Check every line below for the word "diagram" and show those that hold it.
_ _ _ _ _ _ _
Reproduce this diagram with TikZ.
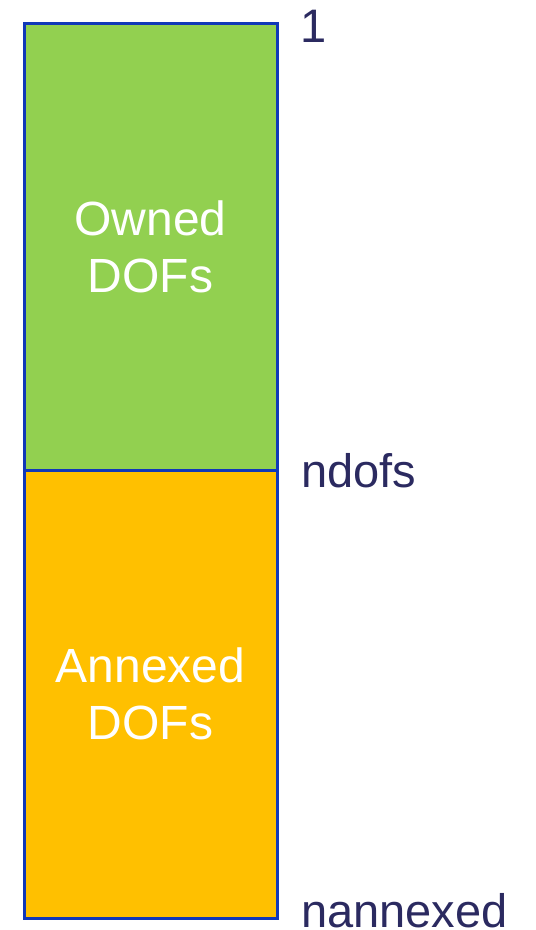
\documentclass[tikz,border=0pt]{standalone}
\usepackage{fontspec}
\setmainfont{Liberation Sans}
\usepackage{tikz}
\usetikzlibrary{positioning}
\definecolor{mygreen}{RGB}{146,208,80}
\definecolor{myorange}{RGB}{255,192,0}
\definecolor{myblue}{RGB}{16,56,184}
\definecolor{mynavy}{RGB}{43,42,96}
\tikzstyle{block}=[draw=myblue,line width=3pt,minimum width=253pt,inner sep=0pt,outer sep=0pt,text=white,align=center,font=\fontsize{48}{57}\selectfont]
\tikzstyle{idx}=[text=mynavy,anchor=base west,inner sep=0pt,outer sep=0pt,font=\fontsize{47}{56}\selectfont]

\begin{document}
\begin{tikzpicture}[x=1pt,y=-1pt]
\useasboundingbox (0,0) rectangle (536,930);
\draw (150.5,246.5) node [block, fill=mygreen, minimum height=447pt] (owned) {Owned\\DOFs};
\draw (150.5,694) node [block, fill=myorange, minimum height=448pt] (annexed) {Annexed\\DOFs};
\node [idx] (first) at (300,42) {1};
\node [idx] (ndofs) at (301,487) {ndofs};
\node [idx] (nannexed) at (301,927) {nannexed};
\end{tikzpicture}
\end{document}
_ _ _ _ _ _ _
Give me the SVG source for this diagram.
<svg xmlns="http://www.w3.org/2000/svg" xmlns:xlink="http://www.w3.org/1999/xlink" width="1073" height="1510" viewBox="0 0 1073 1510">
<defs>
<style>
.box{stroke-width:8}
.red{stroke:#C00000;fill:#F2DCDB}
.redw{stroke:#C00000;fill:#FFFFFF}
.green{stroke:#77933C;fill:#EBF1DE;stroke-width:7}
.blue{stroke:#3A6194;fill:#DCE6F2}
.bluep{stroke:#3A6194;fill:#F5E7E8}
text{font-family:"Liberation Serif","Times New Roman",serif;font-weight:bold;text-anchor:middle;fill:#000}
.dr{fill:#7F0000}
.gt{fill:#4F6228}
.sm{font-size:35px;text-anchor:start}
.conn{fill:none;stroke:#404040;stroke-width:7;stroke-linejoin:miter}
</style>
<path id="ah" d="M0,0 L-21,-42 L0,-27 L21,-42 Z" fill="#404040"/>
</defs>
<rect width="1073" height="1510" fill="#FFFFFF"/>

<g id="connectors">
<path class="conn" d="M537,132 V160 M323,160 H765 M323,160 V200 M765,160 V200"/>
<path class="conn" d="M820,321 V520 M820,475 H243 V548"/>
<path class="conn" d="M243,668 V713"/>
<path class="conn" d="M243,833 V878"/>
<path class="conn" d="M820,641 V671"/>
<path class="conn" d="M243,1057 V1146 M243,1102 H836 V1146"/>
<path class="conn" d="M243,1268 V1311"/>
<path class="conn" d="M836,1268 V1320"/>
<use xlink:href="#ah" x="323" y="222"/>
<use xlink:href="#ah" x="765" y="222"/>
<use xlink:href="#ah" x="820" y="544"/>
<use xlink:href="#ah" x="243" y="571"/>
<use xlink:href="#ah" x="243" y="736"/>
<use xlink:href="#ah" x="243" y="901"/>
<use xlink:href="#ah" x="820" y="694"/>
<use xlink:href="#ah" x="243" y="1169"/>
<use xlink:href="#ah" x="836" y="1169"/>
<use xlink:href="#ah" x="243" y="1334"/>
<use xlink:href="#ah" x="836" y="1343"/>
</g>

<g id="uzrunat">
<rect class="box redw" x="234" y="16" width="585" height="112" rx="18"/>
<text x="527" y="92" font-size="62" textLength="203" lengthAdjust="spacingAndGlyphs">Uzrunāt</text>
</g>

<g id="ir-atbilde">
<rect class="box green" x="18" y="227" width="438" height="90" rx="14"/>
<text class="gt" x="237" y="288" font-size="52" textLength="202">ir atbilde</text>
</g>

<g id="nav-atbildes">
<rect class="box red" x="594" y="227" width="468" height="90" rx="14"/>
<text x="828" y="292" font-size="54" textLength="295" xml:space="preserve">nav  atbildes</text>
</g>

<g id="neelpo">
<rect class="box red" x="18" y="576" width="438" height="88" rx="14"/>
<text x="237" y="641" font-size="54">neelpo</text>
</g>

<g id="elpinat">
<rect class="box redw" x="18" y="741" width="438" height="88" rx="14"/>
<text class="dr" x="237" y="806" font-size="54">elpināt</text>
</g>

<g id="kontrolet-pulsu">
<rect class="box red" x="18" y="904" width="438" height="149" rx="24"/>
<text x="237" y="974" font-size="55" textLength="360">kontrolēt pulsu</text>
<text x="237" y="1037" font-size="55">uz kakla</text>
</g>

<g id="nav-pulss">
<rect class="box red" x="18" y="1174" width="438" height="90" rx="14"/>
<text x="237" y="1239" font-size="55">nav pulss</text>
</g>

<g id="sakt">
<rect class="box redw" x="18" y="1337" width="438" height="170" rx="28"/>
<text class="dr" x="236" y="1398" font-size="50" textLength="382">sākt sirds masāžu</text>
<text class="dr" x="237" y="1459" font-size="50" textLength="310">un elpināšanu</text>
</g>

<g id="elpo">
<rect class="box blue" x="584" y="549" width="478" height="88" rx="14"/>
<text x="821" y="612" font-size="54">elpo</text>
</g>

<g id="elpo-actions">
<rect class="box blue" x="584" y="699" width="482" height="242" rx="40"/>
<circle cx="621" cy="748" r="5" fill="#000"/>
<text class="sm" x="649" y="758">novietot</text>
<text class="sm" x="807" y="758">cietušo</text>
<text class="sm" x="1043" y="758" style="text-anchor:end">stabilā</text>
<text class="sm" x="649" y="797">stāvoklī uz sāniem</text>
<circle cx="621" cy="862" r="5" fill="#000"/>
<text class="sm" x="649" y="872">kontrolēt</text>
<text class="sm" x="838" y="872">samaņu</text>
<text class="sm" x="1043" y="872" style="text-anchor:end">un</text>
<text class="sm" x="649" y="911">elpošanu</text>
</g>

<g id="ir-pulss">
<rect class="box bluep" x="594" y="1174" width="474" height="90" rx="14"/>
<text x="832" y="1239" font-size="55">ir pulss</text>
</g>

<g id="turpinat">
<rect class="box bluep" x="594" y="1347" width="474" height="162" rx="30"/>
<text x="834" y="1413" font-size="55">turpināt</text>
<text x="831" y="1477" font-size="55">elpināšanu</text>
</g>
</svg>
_ _ _ _ _ _ _
Response
Reproduce this diagram with TikZ.
Give me the SVG source for this diagram.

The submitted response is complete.